Many restorations in our region are planted with trees so these areas can reclaim their rightful place next to the ecologically diverse woodlands dotting our landscape. These planting areas not only help protect the neighboring ecosystem, they may also connect multiple plots, thus creating a much larger conservation area. For these restoration sites, slower growing native tree species are selected, primarily late successional species such as oaks and hickories. Early successional species, such as maple, cottonwood, ash, hawthorn, and dogwood, usually are not chosen for these sites because these more aggressive native species often arrive on site on their own and multiply quickly.

Planting day in this same field. ACRES plants seedlings, not saplings.

The goal of these restorations is greater diversity of tree species. In other words, to ensure the most diverse plant community survives after natural selection has been “reset” by a human or natural disturbance, we may selectively manage aggressive species within a tree planting. Diversity not only provides the best chance for long-term sustainability of the site, it also enables the ecosystem to adjust to future environmental changes. Although native and non-native aggressive species are treated similarly, the long-term goal is to provide time for slower-growing species to have a chance to reach the canopy. More shade-tolerant species will eventually return and mingle, branch to branch.
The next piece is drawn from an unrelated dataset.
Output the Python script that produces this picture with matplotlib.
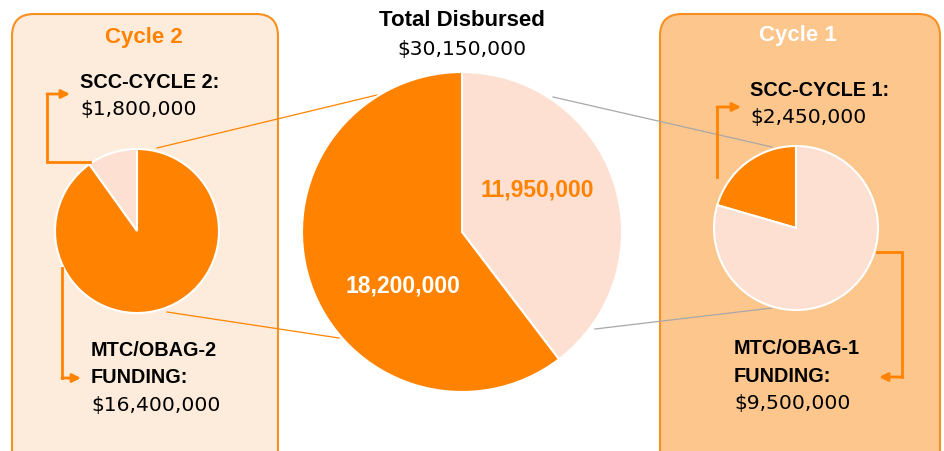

Although actively managing aggressive species will not eradicate them from the land, it will, over time, bring a more balanced plant community.

Roughly four years after planting day, seedlings have grown into saplings. This restoration work reforested 19 acres of farmland, adding protection to the existing natural area.

From observing and working with plant communities, we have learned their resiliency comes from diversity. This means that the larger the plant community, the larger, more complex, and more adapted to change is the ecosystem. A larger ecosystem can adjust to prolonged floods, excessive drought, and long winters. The plant community works together to make this adjustment: Every species has its time of dominance, then cedes to the next.

When our natural landscape has been, or is being disturbed and altered by humans, we are charged with repairing these past and current faults. Ecological restoration and conservation requires patience and persistence. We must share why we should support diverse plant communities. We must continue and improve the restoration work started by others, creating a land canvas the next steward can improve upon.

To witness succession firsthand, hike a trail. Late successional trees tower powerfully above you, intertwined one with another. Journey under the high canopy to see how these trees, supported by century-old trunks, emerge higher than all the others. Then focus on the cool shade of the understory. How many plant layers do you see? Can you spot the herbaceous layer along the ground and the understory with shrubs and small trees? This is the land telling its story—of what it once was, how it was treated, and where its future is heading.

As stewards of the land, we protect, we manage, and we preserve to allow nature to paint its own portrait of the future, a future without the kinds of errors we humans made long ago.